In my dream my extended family (aunts, uncles, cousins, nieces, nephews, sisters & brothers in law) were all attending a performance of some sort. An aunt had made the arrangements and the rest of us were just showing up. She had blocks of seats in a couple of areas at the performance hall so that groups of family would be seated together.
I was the first to arrive in my section. I don't know where 65MD was; maybe parking the car? I sat alone in a group of seats that were more like bleachers than theater seats. My space was far too small for my body. It was uncomfortable. I knew that 65MD was on his way and was hoping that he would not need as much room as he was assigned since I was spilling over in to it.
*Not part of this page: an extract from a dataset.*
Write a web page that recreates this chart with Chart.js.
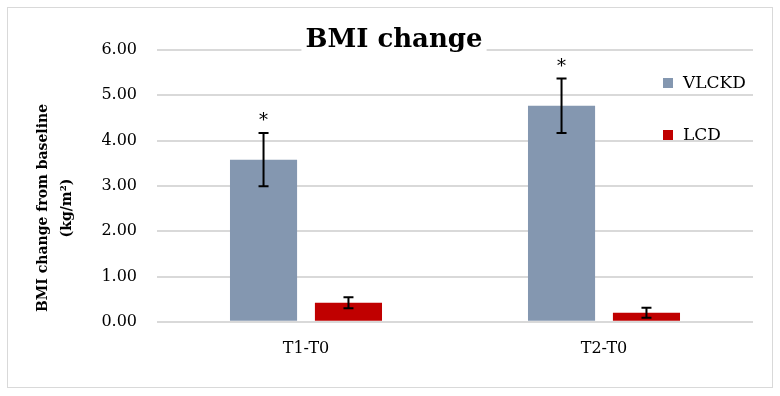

As I was waiting, I struck up a conversation with a little girl seated nearby. She was not a member of my family. She was trying to guess something about me, which I cannot remember. It was something like guessing my age. Anyway, as she was gathering information to make her attempt, she asked if I was pregnant. I told her that I was not, that I just had a fat belly. I told her that I'd always had a fat belly. She was astonished and asked if that was true even as a little girl. I assured her that it was.
That is all of the specifics of the dream that I recall except for how I was feeling during the dream. I was happy to be at this event and glad to see my family. My feelings changed when I could not fit in my space. It was physically painful and embarrassing to me as I looked for a solution to my problem. I was happy for the distraction of the sweet little girl. She was innocent and was only seeking information not taunting me for my size. Even as I told her that I was fat, I was enjoying the chat with the child. In my dream, I was laughing as I told her I'd always had a fat belly. It was akin to telling her that I'd always had green eyes or something similar.
When I woke up and recalled the dream that I began to wonder if there was something deeper going on in my psyche. I'm not smart enough to truly ferret out these things. Initially, I wondered why my subconscious had joined the battle of beating up on me for my body shape. As I analyzed my feelings during the dream though, I was not upset at all with the child or her question. I was upset about not squeezing in the seat.
So, perhaps it means I am making peace with the shape of my body, but not with the size. Any other thoughts would be welcome.